Edito de la lettre de Tout Educ, rédigée par Pascal Bouchard

La lettre du 8 décembre 2021.

“Editorial : L’enseignant : “C’est vrai, cet élève est mon chouchou, mais on ne peut pas vivre ce métier sans affects.” La mère : “Vous lui avez mis des idées dans la tête, et maintenant, vous le laissez tomber…” Ces éléments de dialogues de “Petite nature” donnent une idée des enjeux de ce long métrage de fiction, qui a été primé au “Festival international du film d’éducation”. Un enfant d’une dizaine d’années, scolarisé en CM2 à Forbach, d’une troublante beauté, veut plaire à son maître, d’abord comme tous les enfants (ou presque) qui ont envie d’être distingués par l’adulte, puis, après avoir rencontré la compagne de l’enseignant, il rêve d’une autre famille que la sienne, passablement déglinguée, vraisemblablement d’origine manouche sédentarisée et déclassée, puis … on ne sait plus trop, ni lui non plus, ni l’enseignant, ni sa compagne, ni la mère.

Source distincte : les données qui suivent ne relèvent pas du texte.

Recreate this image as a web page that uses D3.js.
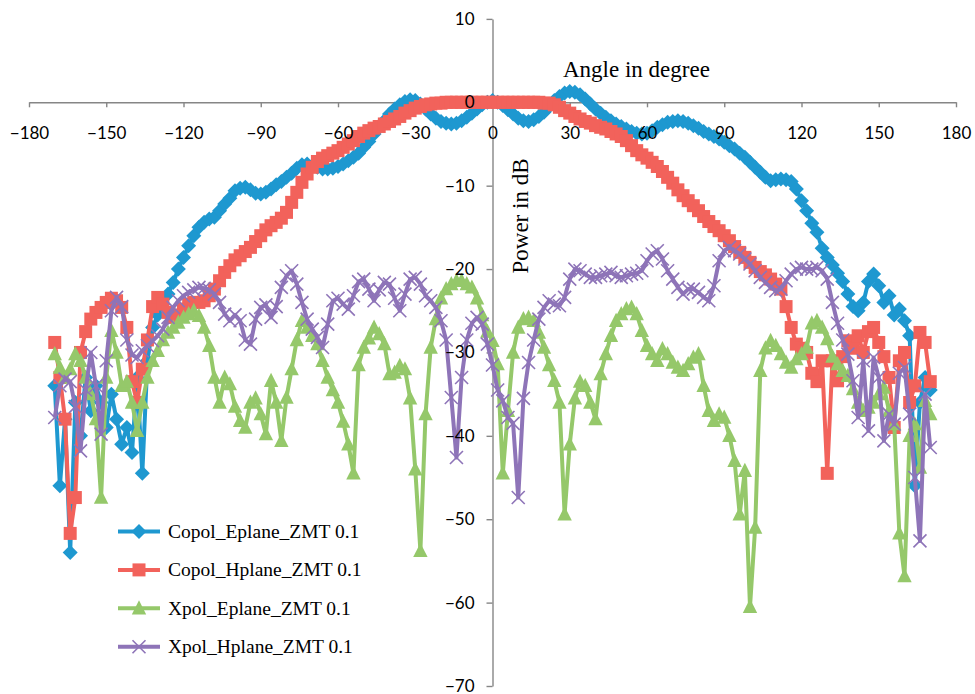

Le film sera sur les écrans le 9 mars, et, avec tous les autres films projetés la semaine dernière à Evreux, il est l’occasion de s’interroger sur le sens de l’expression “film d’éducation”. Jean-Paul Cayeux, lui-même cinéaste, a imaginé ce festival dans les années 2000 alors qu’il était directeur du CDDP de l’Eure (le centre départemental de documentation pédagogique, on ne parlait pas encore de Réseau Canopé) et le mot “éducation” s’est sans-doute imposé pour justifier sa création. Si on en juge par la sélection de cette année, ce sont des films qui parlent d’éducation ou qui amènent à se poser des questions sur l’éducation, ou les deux. Les CEMEA ont repris le flambeau. Pour le mouvement d’éducation populaire, le film est en lui-même, un objet d’éducation. Ses cadres l’utilisent notamment pour des formations. Il constitue un objet commun autour duquel, après la projection, après avoir été transportés dans un monde souvent très éloigné de leur quotidien, les futurs animateurs peuvent partager, débattre… En Régions, le festival a ses prolongements, ses répliques, avec des projections de films qui, dans les circuits commerciaux de distribution, ne trouvent pas toujours leur place. Tous publics de tous âges sont alors invités à échanger, à confronter leurs subjectivités.

Mais tous les films ne sont-ils pas susceptibles d’être “films d’éducation”, toute création n’interroge-t-elle pas le monde et n’a-t-elle pas un rôle éducatif ? Tous les films peuvent-ils être considérés comme des oeuvres ? Comment distinguer ceux qui sont de purs produits commerciaux et ceux qui portent un regard ? Et que doivent faire éducateurs, enseignants, animateurs, formateurs, pour qu’un objet culturel joue son rôle ? Ce sont là questions aussi anciennes que la culture, donc que l’humain, dont le festival du film d’éducation vient renouveler les termes.”